Even after all these years, I still consider it an achievement for Robin Williams to portray a character in a drama. Not because I feel it’s so far a reach from his comedy roots, but because I like him so much more as a dramatic actor, and often lose touch of that during his comedies, which can be taxing on my patience. Give me Robin Williams in Insomnia over Robin Williams in Jack any day. One Hour Photo finds him at his darkest, and for Williams’ performance alone, it’s worth your time. Williams plays Seymour, a photo developer at a huge, immaculate Kubrickian department store, which never seems to have much business and is so white it practically glows. Despite the huge, artificial setting, Seymour treats his business like he’s at the general store, learning his customer’s names, paying extra attention to making their pictures as close to perfect as possible, and in one instance, paying way too much attention to the life inside the photographs. Seymour is enamored by Nina, whose photos show her life with husband Will and son Jakob as idyllic. Do I have to tell you that Seymour is obsessed with Nina’s family to the point of having a movie stalker-style wall of their photos in his home? And that when he learns their perfect life is flawed and tainted by dishonesty, he makes them pay? Of course I don’t. We’ve seen this story a million times. The key to selling me on this version of it was Robin Williams. He keeps Seymour (who…sigh…sees more. Get it?) grounded and sympathetic for as long as the script will let him. As with Insomnia, he plays the bad guy calmly, allowing us to project our fears onto him. Seymour is never quite as bad as he could be, but his potential is off the charts because Williams hints just enough at Seymour’s emotional fragility.

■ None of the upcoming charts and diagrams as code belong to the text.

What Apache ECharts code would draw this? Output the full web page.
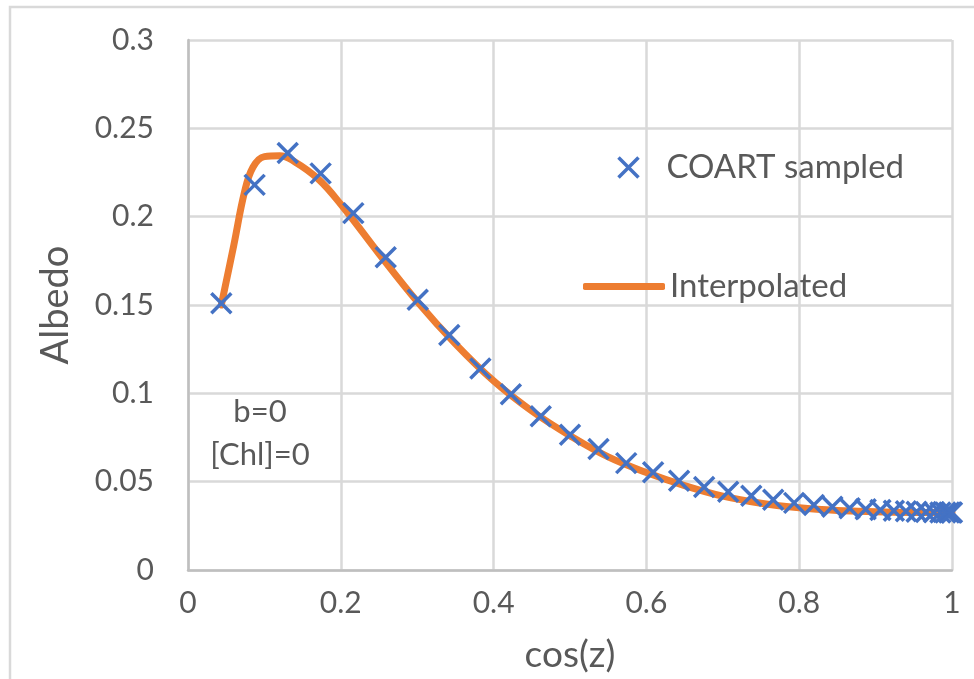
<!DOCTYPE html>
<html>
<head>
<meta charset="utf-8">
<title>Albedo vs cos(z)</title>
<script src="https://cdn.jsdelivr.net/npm/echarts@6/dist/echarts.min.js"></script>
<style>
  html, body { margin: 0; padding: 0; background: #ffffff; }
  #chart { width: 974px; height: 679px; }
</style>
</head>
<body>
<div id="chart"></div>
<script>
// COART sampled albedo at each cos(z)
const cosZ = [0.0436, 0.0872, 0.1305, 0.1736, 0.2164, 0.2588, 0.3007, 0.3420, 0.3827, 0.4226,
              0.4617, 0.5000, 0.5373, 0.5736, 0.6088, 0.6428, 0.6756, 0.7071, 0.7373, 0.7660,
              0.7934, 0.8192, 0.8434, 0.8660, 0.8870, 0.9063, 0.9239, 0.9397, 0.9537, 0.9659,
              0.9763, 0.9848, 0.9914, 0.9962, 0.9990, 1.0000];
const albedoSampled = [0.151, 0.218, 0.236, 0.2245, 0.202, 0.177, 0.153, 0.133, 0.114, 0.0995,
                       0.087, 0.0765, 0.0685, 0.0605, 0.0553, 0.0505, 0.047, 0.0443, 0.042, 0.0398,
                       0.038, 0.0368, 0.0358, 0.035, 0.0344, 0.0339, 0.0335, 0.0332, 0.033, 0.0328,
                       0.0327, 0.0326, 0.0325, 0.0325, 0.0325, 0.0325];

// Interpolated curve
const cosZInterp = [0.0436, 0.06, 0.074, 0.085, 0.10, 0.12, 0.14, 0.17, 0.2, 0.25, 0.3,
                    0.35, 0.4, 0.45, 0.5, 0.55, 0.6, 0.65, 0.7, 0.75, 0.8, 0.85, 0.9, 0.95, 1.0];
const albedoInterp = [0.150, 0.184, 0.214, 0.228, 0.234, 0.2345, 0.231, 0.2215,
                      0.207, 0.179, 0.152, 0.128, 0.107, 0.090, 0.076, 0.064, 0.0552, 0.0478,
                      0.0418, 0.0378, 0.0352, 0.0337, 0.033, 0.0326, 0.0325];

// Axis tick values
const xTicks = [0, 0.2, 0.4, 0.6, 0.8, 1];
const yTicks = [0, 0.05, 0.1, 0.15, 0.2, 0.25, 0.3];

const seriesNames = ['COART sampled', 'Interpolated'];
const notes = ['b=0', '[Chl]=0'];

const FONT = 'Lato, "Open Sans", sans-serif';
const TEXT = '#595959';
const GRID = '#d9d9d9';
const BLUE = '#4472C4';
const ORANGE = '#ED7D31';
const CROSS = 'path://M0,0L10,10M10,0L0,10';

const sampled = cosZ.map((x, i) => [x, albedoSampled[i]]);
const interp = cosZInterp.map((x, i) => [x, albedoInterp[i]]);

const chart = echarts.init(document.getElementById('chart'), null, { renderer: 'canvas' });

chart.setOption({
  animation: false,
  backgroundColor: '#ffffff',
  textStyle: { fontFamily: FONT },
  grid: { left: 188, right: 22, top: 40, bottom: 109, containLabel: false },
  xAxis: {
    type: 'value',
    min: xTicks[0],
    max: xTicks[xTicks.length - 1],
    interval: 0.2,
    name: 'cos(z)',
    nameLocation: 'middle',
    nameGap: 67,
    nameTextStyle: { color: TEXT, fontSize: 37, fontFamily: FONT },
    axisLine: { show: true, lineStyle: { color: '#bfbfbf', width: 2.5 } },
    axisTick: { show: false },
    axisLabel: {
      color: TEXT, fontSize: 30, fontFamily: FONT, margin: 18,
      formatter: v => String(+v.toFixed(2))
    },
    splitLine: { show: true, lineStyle: { color: GRID, width: 2.5 } }
  },
  yAxis: {
    type: 'value',
    min: yTicks[0],
    max: yTicks[yTicks.length - 1],
    interval: 0.05,
    name: 'Albedo',
    nameLocation: 'middle',
    nameGap: 113,
    nameRotate: 90,
    nameTextStyle: { color: TEXT, fontSize: 38, fontFamily: FONT },
    axisLine: { show: true, lineStyle: { color: '#bfbfbf', width: 2.5 } },
    axisTick: { show: false },
    axisLabel: {
      color: TEXT, fontSize: 30, fontFamily: FONT, margin: 34,
      formatter: v => String(+v.toFixed(2))
    },
    splitLine: { show: true, lineStyle: { color: GRID, width: 2.5 } }
  },
  legend: [
    {
      data: [{ name: seriesNames[0], icon: CROSS }],
      left: 611, top: 146,
      itemWidth: 20, itemHeight: 20,
      itemStyle: { color: 'none', borderColor: BLUE, borderWidth: 3.5 },
      textStyle: { color: TEXT, fontSize: 33, fontFamily: FONT, padding: [0, 0, 0, 23] },
      selectedMode: false
    },
    {
      data: [{ name: seriesNames[1], icon: 'roundRect' }],
      left: 578, top: 265,
      itemWidth: 82, itemHeight: 7,
      itemStyle: { color: ORANGE, borderWidth: 0 },
      lineStyle: { width: 0 },
      textStyle: { color: TEXT, fontSize: 33, fontFamily: FONT, padding: [0, 0, 0, 0] },
      selectedMode: false
    }
  ],
  graphic: [
    {
      type: 'rect',
      shape: { x: 10, y: 7, width: 1000, height: 720 },
      style: { fill: 'none', stroke: GRID, lineWidth: 2.5 },
      silent: true, z: -1
    },
    {
      type: 'text', x: 260, y: 412,
      style: { text: notes[0], fill: TEXT, font: '31px ' + FONT, align: 'center', verticalAlign: 'middle' }
    },
    {
      type: 'text', x: 260, y: 455,
      style: { text: notes[1], fill: TEXT, font: '31px ' + FONT, align: 'center', verticalAlign: 'middle' }
    }
  ],
  series: [
    {
      name: seriesNames[1],
      type: 'line',
      data: interp,
      smooth: 0.4,
      symbol: 'none',
      lineStyle: { color: ORANGE, width: 7, cap: 'round', join: 'round' },
      itemStyle: { color: ORANGE },
      z: 2
    },
    {
      name: seriesNames[0],
      type: 'scatter',
      data: sampled,
      symbol: CROSS,
      symbolSize: 20,
      itemStyle: { color: 'none', borderColor: BLUE, borderWidth: 3.5, opacity: 1 },
      z: 3
    }
  ]
});
</script>
</body>
</html>
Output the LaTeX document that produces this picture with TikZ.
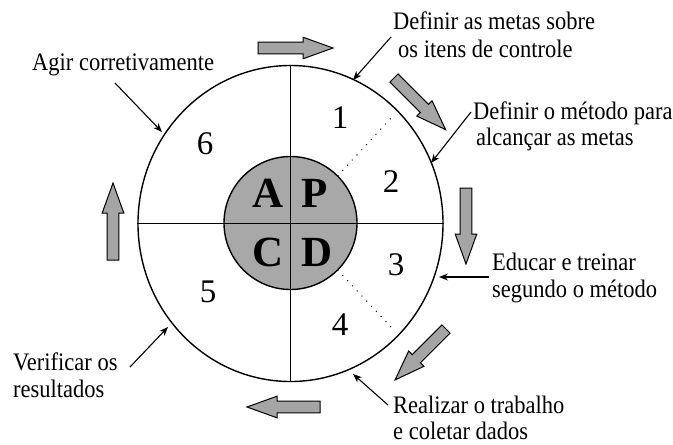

One Hour Photo was written and directed by Mark Romanek, who has directed some of the best music videos ever. His direction is clear and vibrant, like someone who directs good music videos, but his script isn’t quite there, like someone who fast-forwarded to the good parts of Fatal Attraction and The Hand that Rocks the Cradle. The biggest problem is that the life Seymour covets so is boring as hell. Nina and Will (Connie Nielsen and Michael Vartan) could not be blander yuppies. If they were quarterbacks, Big Fan’s Paul would have left them on Long Island and gone back home to mom.